Although the decision eventually may be made for them, some of the nation’s top college football prospects could be planning to ditch the 2020 season and focus on the 2021 draft.
“If this [pandemic] really continues down the path that I think it’s going down, there is a very likely chance that there’s going to be some high-profile kids signing with agents in the next 60 days,” an unnamed NFL agent told Ben Standig of TheAthletic.com.
Signing with agents would end their eligibility to play college football.
“They’re gonna bail,” another unnamed agent told Standig. “I mean, I’m recruiting some high-end kids. I talked to probably four of them last night, and they all echoed the same thing. Like, they’re done. This is over.”

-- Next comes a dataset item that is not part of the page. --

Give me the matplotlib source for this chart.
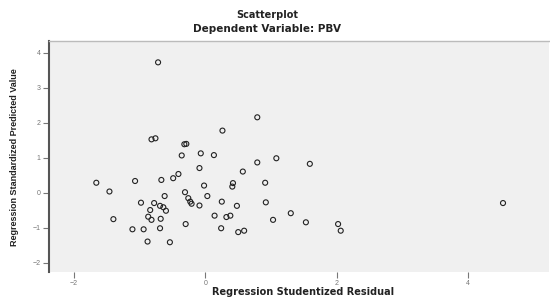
import matplotlib.pyplot as plt

# studentized residual (x) vs standardized predicted value (y)
resid = [-0.72, -0.82, -0.76, -0.29, -0.32, 0.26, 0.79, -0.36, -0.07, 0.13,
         1.08, 0.79, 1.59, -0.09, 0.57, -1.66, -1.46, -1.07, -0.67, -0.49,
         -0.41, -0.02, 0.42, 0.41, 0.91, -0.62, -0.31, -0.26, -0.23, -0.21,
         -0.09, 0.03, 0.25, 0.48, 0.92, -0.98, -0.78, -0.69, -0.60, -0.84,
         -0.87, -0.68, -0.82, -1.40, 0.14, 0.32, 0.38, -0.30, -1.11, -0.94,
         -0.69, 0.24, 0.50, 0.59, 1.03, 1.30, 1.53, 2.02, 2.06, -0.88,
         -0.54, 4.53, -0.64]
pred = [3.73, 1.53, 1.56, 1.40, 1.39, 1.78, 2.16, 1.07, 1.13, 1.08,
        0.99, 0.87, 0.83, 0.71, 0.61, 0.29, 0.04, 0.34, 0.37, 0.42,
        0.54, 0.21, 0.28, 0.18, 0.29, -0.09, 0.02, -0.15, -0.25, -0.31,
        -0.36, -0.09, -0.25, -0.37, -0.27, -0.28, -0.29, -0.37, -0.51, -0.49,
        -0.68, -0.74, -0.77, -0.75, -0.65, -0.69, -0.65, -0.89, -1.04, -1.04,
        -1.01, -1.01, -1.12, -1.08, -0.77, -0.58, -0.84, -0.89, -1.08, -1.39,
        -1.41, -0.29, -0.41]
xticks = [-2, 0, 2, 4]
yticks = [-2, -1, 0, 1, 2, 3, 4]

plt.rcParams['font.family'] = ['Liberation Sans', 'DejaVu Sans']

fig = plt.figure(figsize=(5.5, 2.99), dpi=100)
ax = fig.add_axes([49 / 550, 27 / 299, 500 / 550, 231 / 299])
ax.set_facecolor('#f0f0f0')

ax.scatter(resid, pred, s=13, facecolors='none', edgecolors='#222222', linewidths=0.8)

ax.set_xlim(-2.38, 5.23)
ax.set_ylim(-2.26, 4.34)
ax.set_xticks(xticks)
ax.set_yticks(yticks)
ax.tick_params(axis='both', labelsize=5, colors='#777777', length=4, width=0.8)
ax.tick_params(axis='x', pad=1.5)
ax.tick_params(axis='y', pad=2)

for side in ['right', 'bottom']:
    ax.spines[side].set_visible(False)
ax.spines['top'].set_color('#bbbbbb')
ax.spines['top'].set_linewidth(1)
ax.spines['left'].set_color('#555555')
ax.spines['left'].set_linewidth(1.5)

wide = ['DejaVu Sans']
fig.text(0.486, 0.950, 'Scatterplot', ha='center', va='center', family=wide,
         fontsize=7, fontweight='bold', color='#222222')
fig.text(0.486, 0.903, 'Dependent Variable: PBV', ha='center', va='center', family=wide,
         fontsize=7.5, fontweight='bold', color='#222222')
fig.text(303 / 550, 0.006, 'Regression Studentized Residual', ha='center', va='bottom',
         family=wide, fontsize=7, fontweight='bold', color='#222222')
fig.text(15 / 550, 1 - 157 / 299, 'Regression Standardized Predicted Value', rotation=90,
         ha='center', va='center', fontsize=6.5, fontweight='bold', color='#222222')

fig.savefig('out.png', dpi=100)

The reality is that college football may be over before any player decides to end his college football career. The decision by multiple conferences to play only conference games feels less like a viable plan and more like the “bargaining” phase of the five stages.
Moving college football to the spring will only exacerbate the exodus, especially since the NFL isn’t inclined to move the draft from April.
For top prospects, missing the season won’t matter. The problem is that players, fueled by the praise of friends, family, and agents, tends to overrate themselves, resulting in 80 or 90 guys genuinely believing they’ll be among the top 20 players selected.
All it may take is one major domino to fall. If, for example, Clemson quarterback Trevor Lawrence (pictured) or Ohio State quarterback Justin Fields say, “I’m out,” plenty could quickly follow.
Again, it may not matter. Given the unrestrained growth in infection rates fueled by people who refuse to take the situation seriously and their special-place-in-hell media enablers who shamelessly have been downplaying the situation from the get go, it’s becoming more and more obvious that it will be ridiculously expensive at best and impossible at worst to ensure that all major college programs can conduct the kind of testing and turnaround needed to prevent the kind of outbreaks that will stop college football season before it even starts.
In this regard, it feels like “acceptance” is a week or two away, at the latest.